Percentage change in the maximum 7-day high-flow corresponding to the T-year return period is shown in Tables 6 and 7. Different models produce quite similar results in the future maximum 7-day high-flow. Negative changes in flood for all return periods are found significant in the 21st century, with an exception of XAJ and HBV simulations in 2080s under A2 scenarios. In the projection, decreases (29.45–57.21 % in 2020s, 24.62–56.28 % in 2050s) at the 5-year return period and decreases (30.15–58.02 % in 2020s, 23.56–53.80 % in 2050s) at the 10-year return period are found. In 2080s, though no significant changes are found in HBV and XAJ projection under A2 scenarios, a significant decrease is observed in the other model runs. Besides, decrease in 2080s will reduce compared with 2020s and 2050s under most climate scenarios. For example, the reduction in maximum 7-day high-flow corresponding to the 50-year return period is around 25.63–56.88 % in 2020s, 16.27–51.83 % in 2050s, and 14.62–41.00 % in 2080s respectively.

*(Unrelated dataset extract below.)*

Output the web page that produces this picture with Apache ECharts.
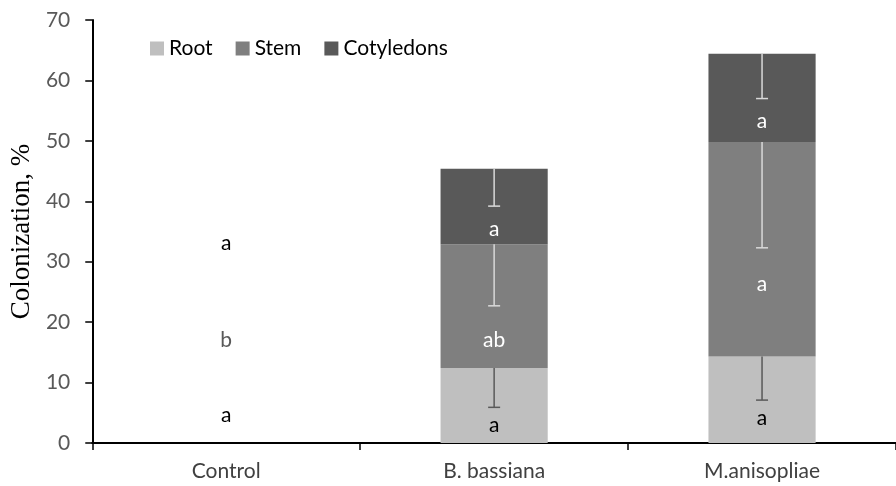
<!DOCTYPE html>
<html>
<head>
<meta charset="utf-8">
<script src="https://cdn.jsdelivr.net/npm/echarts@6/dist/echarts.min.js"></script>
<style>
  html, body { margin: 0; padding: 0; background: #fff; }
  #main { width: 896px; height: 486px; }
</style>
</head>
<body>
<div id="main"></div>
<script>
// data
var categories = ['Control', 'B. bassiana', 'M.anisopliae'];
var root = [0, 12.4, 14.3];
var stem = [0, 20.5, 35.5];
var cotyledons = [0, 12.5, 14.6];

// negative error amounts (only the lower half is drawn)
var rootErr = [0, 6.5, 7.2];
var stemErr = [0, 10.2, 17.5];
var cotErr = [0, 6.2, 7.4];

// significance letters and the height they sit at
var rootLetters = ['a', 'a', 'a'];
var rootLetterY = [4.6, 3.0, 4.1];
var stemLetters = ['b', 'ab', 'a'];
var stemLetterY = [17, 17, 26.3];
var cotLetters = ['a', 'a', 'a'];
var cotLetterY = [33, 35.4, 53.3];

var yTicks = [0, 10, 20, 30, 40, 50, 60, 70];

var font = 'Lato, "Open Sans", sans-serif';
var myChart = echarts.init(document.getElementById('main'));

function tops(arrs) {
    return categories.map(function (c, i) {
        var s = 0;
        arrs.forEach(function (a) { s += a[i]; });
        return s;
    });
}
var rootTop = tops([root]);
var stemTop = tops([root, stem]);
var cotTop = tops([root, stem, cotyledons]);

function errSeries(topArr, errArr, color) {
    return {
        type: 'custom',
        z: 5,
        silent: true,
        data: categories.map(function (c, i) { return [i, topArr[i], topArr[i] - errArr[i], errArr[i]]; }),
        renderItem: function (params, api) {
            if (api.value(3) <= 0) return;
            var p1 = api.coord([api.value(0), api.value(1)]);
            var p2 = api.coord([api.value(0), api.value(2)]);
            var style = { stroke: color, lineWidth: 1.5 };
            return {
                type: 'group',
                children: [
                    { type: 'line', shape: { x1: p1[0], y1: p1[1], x2: p2[0], y2: p2[1] }, style: style },
                    { type: 'line', shape: { x1: p2[0] - 6, y1: p2[1], x2: p2[0] + 6, y2: p2[1] }, style: style }
                ]
            };
        }
    };
}

function letterSeries(letters, ys, colorFn) {
    return {
        type: 'custom',
        z: 6,
        silent: true,
        data: categories.map(function (c, i) { return [i, ys[i], letters[i]]; }),
        renderItem: function (params, api) {
            var i = params.dataIndex;
            var p = api.coord([api.value(0), api.value(1)]);
            return {
                type: 'text',
                x: p[0], y: p[1],
                style: {
                    text: letters[i],
                    fill: colorFn(i),
                    font: '21px ' + font,
                    align: 'center',
                    verticalAlign: 'middle'
                }
            };
        }
    };
}

var option = {
    backgroundColor: '#fff',
    animation: false,
    textStyle: { fontFamily: font },
    legend: {
        left: 145,
        top: 33,
        itemWidth: 14,
        itemHeight: 14,
        itemGap: 23,
        icon: 'rect',
        data: ['Root', 'Stem', 'Cotyledons'],
        textStyle: { fontSize: 21, color: '#000', fontFamily: font }
    },
    grid: { left: 92, width: 812, top: 20, bottom: 43, containLabel: false },
    xAxis: {
        type: 'category',
        data: categories,
        axisLine: { lineStyle: { color: '#000', width: 2 } },
        axisTick: { show: true, length: 7, lineStyle: { color: '#000', width: 1.5 } },
        axisLabel: { fontSize: 21, color: '#404040', margin: 18, fontFamily: font }
    },
    yAxis: {
        type: 'value',
        min: 0,
        max: 70,
        interval: 10,
        name: 'Colonization, %',
        nameLocation: 'middle',
        nameGap: 47,
        nameTextStyle: { fontFamily: '"Liberation Serif", serif', fontSize: 27, color: '#000' },
        axisLine: { show: true, lineStyle: { color: '#000', width: 2 } },
        axisTick: { show: true, length: 7, lineStyle: { color: '#000', width: 1.5 } },
        axisLabel: {
            fontSize: 21, color: '#595959', margin: 22, fontFamily: font,
            formatter: function (v) { return yTicks.indexOf(v) >= 0 ? String(v) : ''; }
        },
        splitLine: { show: false }
    },
    series: [
        { name: 'Root', type: 'bar', stack: 'all', barWidth: '40%', data: root, itemStyle: { color: '#bfbfbf' } },
        { name: 'Stem', type: 'bar', stack: 'all', data: stem, itemStyle: { color: '#7f7f7f' } },
        { name: 'Cotyledons', type: 'bar', stack: 'all', data: cotyledons, itemStyle: { color: '#595959' } },
        errSeries(rootTop, rootErr, '#595959'),
        errSeries(stemTop, stemErr, '#d9d9d9'),
        errSeries(cotTop, cotErr, '#d9d9d9'),
        letterSeries(rootLetters, rootLetterY, function () { return '#000'; }),
        letterSeries(stemLetters, stemLetterY, function (i) { return stem[i] > 0 ? '#fff' : '#595959'; }),
        letterSeries(cotLetters, cotLetterY, function (i) { return cotyledons[i] > 0 ? '#fff' : '#000'; })
    ]
};

myChart.setOption(option);
</script>
</body>
</html>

Table 6 Changes (%) in projected maximum 7-day high-flow based on three hydrological models and SDSM downscaling outputs at different return periods in three future periods (2020s, 2050s, 2080s) compared with the baseline period (1961–1990)
Table 7 Changes (%) in projected maximum 7-day high-flow based on three hydrological models and ANN downscaling outputs at different return periods in three future periods (2020s, 2050s, 2080s) compared with the baseline period (1961–1990)

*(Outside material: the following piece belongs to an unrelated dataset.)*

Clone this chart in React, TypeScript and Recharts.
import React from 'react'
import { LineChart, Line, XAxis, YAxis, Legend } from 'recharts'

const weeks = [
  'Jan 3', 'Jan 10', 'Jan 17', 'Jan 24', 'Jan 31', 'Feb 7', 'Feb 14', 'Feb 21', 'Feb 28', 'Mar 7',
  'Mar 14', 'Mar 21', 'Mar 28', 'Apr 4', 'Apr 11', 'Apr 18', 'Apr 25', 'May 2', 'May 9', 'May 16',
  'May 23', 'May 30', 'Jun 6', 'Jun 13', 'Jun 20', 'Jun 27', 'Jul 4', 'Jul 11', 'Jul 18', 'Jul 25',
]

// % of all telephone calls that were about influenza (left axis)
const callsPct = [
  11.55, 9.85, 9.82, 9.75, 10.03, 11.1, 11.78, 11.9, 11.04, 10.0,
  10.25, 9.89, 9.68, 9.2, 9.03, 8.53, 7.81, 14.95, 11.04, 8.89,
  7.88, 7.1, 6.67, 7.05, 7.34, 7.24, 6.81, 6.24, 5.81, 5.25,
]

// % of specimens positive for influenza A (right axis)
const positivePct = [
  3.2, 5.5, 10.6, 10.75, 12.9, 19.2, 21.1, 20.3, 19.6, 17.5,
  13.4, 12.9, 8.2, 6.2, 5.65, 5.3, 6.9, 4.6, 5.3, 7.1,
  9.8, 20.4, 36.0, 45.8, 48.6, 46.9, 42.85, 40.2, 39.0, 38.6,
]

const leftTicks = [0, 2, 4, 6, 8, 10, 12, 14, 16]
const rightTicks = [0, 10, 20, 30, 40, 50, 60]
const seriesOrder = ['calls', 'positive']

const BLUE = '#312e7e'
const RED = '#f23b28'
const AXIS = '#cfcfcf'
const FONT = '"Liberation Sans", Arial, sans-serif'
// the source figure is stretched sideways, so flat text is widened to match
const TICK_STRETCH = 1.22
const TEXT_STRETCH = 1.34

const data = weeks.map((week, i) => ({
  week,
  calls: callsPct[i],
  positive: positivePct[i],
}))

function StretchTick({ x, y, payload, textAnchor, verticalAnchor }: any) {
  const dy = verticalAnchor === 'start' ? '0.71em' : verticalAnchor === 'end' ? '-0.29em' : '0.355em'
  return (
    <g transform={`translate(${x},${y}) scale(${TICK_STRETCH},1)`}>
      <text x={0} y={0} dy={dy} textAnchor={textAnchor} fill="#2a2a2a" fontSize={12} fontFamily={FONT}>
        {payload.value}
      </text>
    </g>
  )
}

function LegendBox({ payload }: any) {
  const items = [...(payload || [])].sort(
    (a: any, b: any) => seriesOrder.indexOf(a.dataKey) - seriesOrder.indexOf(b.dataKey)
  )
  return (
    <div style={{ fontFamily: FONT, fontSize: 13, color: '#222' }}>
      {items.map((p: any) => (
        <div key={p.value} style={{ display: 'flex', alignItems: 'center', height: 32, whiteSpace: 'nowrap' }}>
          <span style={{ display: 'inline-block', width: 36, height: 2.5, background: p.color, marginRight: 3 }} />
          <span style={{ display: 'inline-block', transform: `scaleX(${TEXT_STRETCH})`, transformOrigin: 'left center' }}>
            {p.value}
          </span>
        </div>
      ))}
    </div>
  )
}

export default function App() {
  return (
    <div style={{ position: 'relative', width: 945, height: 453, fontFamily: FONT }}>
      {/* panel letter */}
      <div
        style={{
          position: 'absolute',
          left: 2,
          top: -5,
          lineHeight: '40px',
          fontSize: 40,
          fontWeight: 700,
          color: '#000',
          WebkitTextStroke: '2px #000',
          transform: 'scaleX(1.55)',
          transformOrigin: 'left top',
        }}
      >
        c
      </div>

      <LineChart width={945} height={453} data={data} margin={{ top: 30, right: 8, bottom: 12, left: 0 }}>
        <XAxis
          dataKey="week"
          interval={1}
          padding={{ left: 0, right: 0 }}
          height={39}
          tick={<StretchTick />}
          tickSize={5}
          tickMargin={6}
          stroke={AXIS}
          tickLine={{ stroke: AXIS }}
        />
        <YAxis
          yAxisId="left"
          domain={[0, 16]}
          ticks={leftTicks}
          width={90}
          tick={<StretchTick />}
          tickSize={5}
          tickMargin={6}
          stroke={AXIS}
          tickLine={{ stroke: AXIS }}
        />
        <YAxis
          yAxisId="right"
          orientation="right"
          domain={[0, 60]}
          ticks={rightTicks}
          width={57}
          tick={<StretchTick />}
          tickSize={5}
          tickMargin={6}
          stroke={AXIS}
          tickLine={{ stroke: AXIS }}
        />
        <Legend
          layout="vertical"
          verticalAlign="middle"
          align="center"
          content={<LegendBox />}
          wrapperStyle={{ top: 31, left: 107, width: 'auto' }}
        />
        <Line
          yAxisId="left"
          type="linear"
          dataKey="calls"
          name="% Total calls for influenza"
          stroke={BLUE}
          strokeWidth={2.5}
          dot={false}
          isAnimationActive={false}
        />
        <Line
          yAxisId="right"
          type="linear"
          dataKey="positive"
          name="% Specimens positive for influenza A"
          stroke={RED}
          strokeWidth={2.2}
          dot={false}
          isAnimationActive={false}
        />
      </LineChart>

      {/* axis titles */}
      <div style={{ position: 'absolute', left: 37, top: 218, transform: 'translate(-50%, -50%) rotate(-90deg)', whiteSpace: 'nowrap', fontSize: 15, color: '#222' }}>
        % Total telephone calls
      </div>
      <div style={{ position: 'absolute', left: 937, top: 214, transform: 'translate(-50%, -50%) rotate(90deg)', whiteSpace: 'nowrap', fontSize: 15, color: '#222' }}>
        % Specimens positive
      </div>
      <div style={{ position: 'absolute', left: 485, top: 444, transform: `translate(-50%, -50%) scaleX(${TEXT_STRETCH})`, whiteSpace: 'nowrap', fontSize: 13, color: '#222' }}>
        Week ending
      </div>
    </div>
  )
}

4.4 Uncertainty in flood quantile estimation

Relative length of confidence interval (RL) for T-year return level extreme high-flow (T = 2, 5, 10, 50) are calculated based on flood series by various hydrological models under current and future climate scenarios. To investigate the effect of selected hydrological model on RL, RLs are grouped by hydrological model. Each group includes RLs corresponding to T-year return level flood simulated by specific hydrological model, driven by two downscaling methods outputs in three future time slices (2020s, 2050s and 2080s) under A2 and B2 emission scenarios; hence the sample size is twelve in each group. Figure 7a–c show box plots of RL for projected flood quantile for different return periods by hydrological models. RL increases with recurrence interval. This shows confidence in projected flood quantile decreases as the return period increases. In addition, there is a significant difference between RL medians corresponding to 50-year return period and shorter return period (<30 years), because 50 years is beyond the size of window (30 years) used for fitting the extreme distributions.

Fig. 7
figure 7

ac Box plots of RL for projected extreme high-flow under selected combinations of hydrological model and return period. df Box plots of change in RL for T-year return level extreme high-flow between future time slices and the control period. The horizontal lines represent the median values; the interquartile range (25th–75th quantiles) is represented by boxes; the whiskers indicate 10 % quantile and 90 % quantile

Similarly, changes in RL for extreme high-flows between future time slices and the control period are simulated and further grouped by hydrological model. Note that sample size for each group is also twelve. Figure 7d–f show percentage changes in RL for extreme high-flows at different return levels. Results by three hydrological models indicate changes in RL also increase with recurrence interval. In addition, medians for changes in RL for 50-year return level extreme high-flow are above zero (Fig. 7d–f). Meanwhile positive change in RL for 10-year return level extreme high-flow from XAJ and HBV can be obtained under most future climate scenarios (Fig. 7d, f). It suggests that the uncertainty in flood quantile estimation is likely to become higher in future climate scenarios, even though return period is below the size of window (30 years) used for fitting the extreme distributions.

5 Conclusions

In the work, flood scenarios in the headwater catchment of Yellow River basin during the 21st century are constructed by means of a variety of hydrological models and statistical downscaling outputs (SDSM and ANN) from the HadCM3 GCM model, under a range of emission scenarios. Meanwhile, the uncertainty for flood quantile estimation is analyzed. The major points are summarized as following:

  1. (1)

    Three hydrological models generate satisfied results in daily streamflow at most station. Especially the Nash–Sutcliffe efficiency of daily streamflow exceeds 0.7, and PBIAS is less than 4 % at Tangnaihai station. In addition, the generalized extreme value distribution is selected as the more appropriate one to perform flood return level estimation, among six well known probability distributions. Meanwhile, flood magnitude, trend and frequency at Tangnaihai station can be well reproduced by three hydrological models.

  2. (2)

    It is found that flood frequency will undergo a significant reduction under most scenarios in the 21st century. A possible explanation maybe the remarkable increases of temperature and evaporation throughout the year and precipitation decreases in summer. Meanwhile, different models produce quite similar results in future maximum 7-day high-flow. Negative changes in floods corresponding to all return periods are found significant under most scenarios in the 21st century. The point could be extended by using more RCMs in parallel with downscaling methods from 1 GCM as well as comparing with the results from various hydrological models, to strictly check uncertainty related to hydrological models.

  3. (3)

    RL in projected flood quantile increases with recurrence interval as a consequence of the diminishing number of events in the sample. The results are similar for changes in RL for floods between future time slices and the control period. Larger RLs for extreme flood quantile in future climate scenarios will be likely to present even if the return period is below the size of window used for fitting the extreme distributions. These results highlight the need of appropriate treatment of the data sources uncertainties in extreme flow quantile estimation, for sake of improving reliability in extreme high-flow projection.